Will you output all of the data below exactly, omitting the images?

-------------------------

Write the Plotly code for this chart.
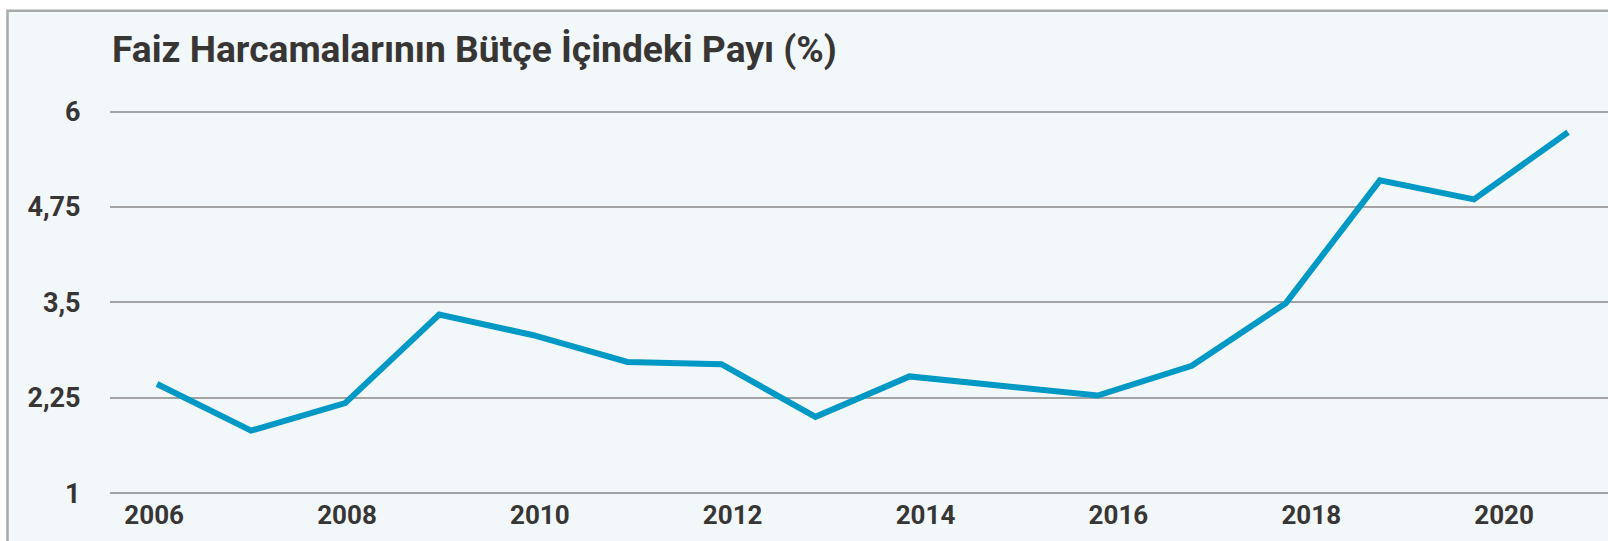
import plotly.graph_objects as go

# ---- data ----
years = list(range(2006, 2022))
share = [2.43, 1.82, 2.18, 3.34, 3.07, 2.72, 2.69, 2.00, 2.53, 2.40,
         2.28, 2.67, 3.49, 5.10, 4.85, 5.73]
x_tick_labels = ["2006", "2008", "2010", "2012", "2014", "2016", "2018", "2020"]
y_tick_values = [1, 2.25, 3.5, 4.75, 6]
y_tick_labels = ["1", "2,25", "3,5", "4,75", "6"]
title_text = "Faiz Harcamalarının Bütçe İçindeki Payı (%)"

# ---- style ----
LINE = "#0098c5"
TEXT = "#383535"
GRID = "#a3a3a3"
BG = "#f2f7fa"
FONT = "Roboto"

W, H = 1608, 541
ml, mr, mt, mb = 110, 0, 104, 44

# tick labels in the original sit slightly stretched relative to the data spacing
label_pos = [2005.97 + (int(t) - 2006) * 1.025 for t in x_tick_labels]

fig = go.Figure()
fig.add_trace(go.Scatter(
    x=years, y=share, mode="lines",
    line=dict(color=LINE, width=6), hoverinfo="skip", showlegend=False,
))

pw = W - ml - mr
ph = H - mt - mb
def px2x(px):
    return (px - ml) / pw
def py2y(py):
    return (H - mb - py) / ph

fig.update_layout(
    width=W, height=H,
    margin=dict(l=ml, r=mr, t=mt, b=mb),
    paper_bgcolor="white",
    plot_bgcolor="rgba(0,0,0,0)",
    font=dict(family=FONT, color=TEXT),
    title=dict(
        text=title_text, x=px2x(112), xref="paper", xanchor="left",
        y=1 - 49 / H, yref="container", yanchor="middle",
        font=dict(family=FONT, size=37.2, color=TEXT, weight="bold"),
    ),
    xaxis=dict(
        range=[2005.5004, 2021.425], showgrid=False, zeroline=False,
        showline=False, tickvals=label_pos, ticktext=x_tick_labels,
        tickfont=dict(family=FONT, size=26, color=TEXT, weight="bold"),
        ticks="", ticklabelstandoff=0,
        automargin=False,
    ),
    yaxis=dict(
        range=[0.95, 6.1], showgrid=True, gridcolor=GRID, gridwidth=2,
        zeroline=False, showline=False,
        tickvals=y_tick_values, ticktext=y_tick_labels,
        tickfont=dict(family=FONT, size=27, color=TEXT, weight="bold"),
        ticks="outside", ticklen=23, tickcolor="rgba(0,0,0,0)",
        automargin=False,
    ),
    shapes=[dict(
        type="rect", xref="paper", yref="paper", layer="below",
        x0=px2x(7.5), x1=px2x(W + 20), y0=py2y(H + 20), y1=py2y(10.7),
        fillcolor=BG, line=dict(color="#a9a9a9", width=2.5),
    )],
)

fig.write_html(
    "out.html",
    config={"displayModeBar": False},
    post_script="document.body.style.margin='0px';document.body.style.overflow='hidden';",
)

-------------------------

Solution:
Write the Plotly code for this chart.
import plotly.graph_objects as go

# ---- data ----
years = list(range(2006, 2022))
share = [2.43, 1.82, 2.18, 3.34, 3.07, 2.72, 2.69, 2.00, 2.53, 2.40,
         2.28, 2.67, 3.49, 5.10, 4.85, 5.73]
x_tick_labels = ["2006", "2008", "2010", "2012", "2014", "2016", "2018", "2020"]
y_tick_values = [1, 2.25, 3.5, 4.75, 6]
y_tick_labels = ["1", "2,25", "3,5", "4,75", "6"]
title_text = "Faiz Harcamalarının Bütçe İçindeki Payı (%)"

# ---- style ----
LINE = "#0098c5"
TEXT = "#383535"
GRID = "#a3a3a3"
BG = "#f2f7fa"
FONT = "Roboto"

W, H = 1608, 541
ml, mr, mt, mb = 110, 0, 104, 44

# tick labels in the original sit slightly stretched relative to the data spacing
label_pos = [2005.97 + (int(t) - 2006) * 1.025 for t in x_tick_labels]

fig = go.Figure()
fig.add_trace(go.Scatter(
    x=years, y=share, mode="lines",
    line=dict(color=LINE, width=6), hoverinfo="skip", showlegend=False,
))

pw = W - ml - mr
ph = H - mt - mb
def px2x(px):
    return (px - ml) / pw
def py2y(py):
    return (H - mb - py) / ph

fig.update_layout(
    width=W, height=H,
    margin=dict(l=ml, r=mr, t=mt, b=mb),
    paper_bgcolor="white",
    plot_bgcolor="rgba(0,0,0,0)",
    font=dict(family=FONT, color=TEXT),
    title=dict(
        text=title_text, x=px2x(112), xref="paper", xanchor="left",
        y=1 - 49 / H, yref="container", yanchor="middle",
        font=dict(family=FONT, size=37.2, color=TEXT, weight="bold"),
    ),
    xaxis=dict(
        range=[2005.5004, 2021.425], showgrid=False, zeroline=False,
        showline=False, tickvals=label_pos, ticktext=x_tick_labels,
        tickfont=dict(family=FONT, size=26, color=TEXT, weight="bold"),
        ticks="", ticklabelstandoff=0,
        automargin=False,
    ),
    yaxis=dict(
        range=[0.95, 6.1], showgrid=True, gridcolor=GRID, gridwidth=2,
        zeroline=False, showline=False,
        tickvals=y_tick_values, ticktext=y_tick_labels,
        tickfont=dict(family=FONT, size=27, color=TEXT, weight="bold"),
        ticks="outside", ticklen=23, tickcolor="rgba(0,0,0,0)",
        automargin=False,
    ),
    shapes=[dict(
        type="rect", xref="paper", yref="paper", layer="below",
        x0=px2x(7.5), x1=px2x(W + 20), y0=py2y(H + 20), y1=py2y(10.7),
        fillcolor=BG, line=dict(color="#a9a9a9", width=2.5),
    )],
)

fig.write_html(
    "out.html",
    config={"displayModeBar": False},
    post_script="document.body.style.margin='0px';document.body.style.overflow='hidden';",
)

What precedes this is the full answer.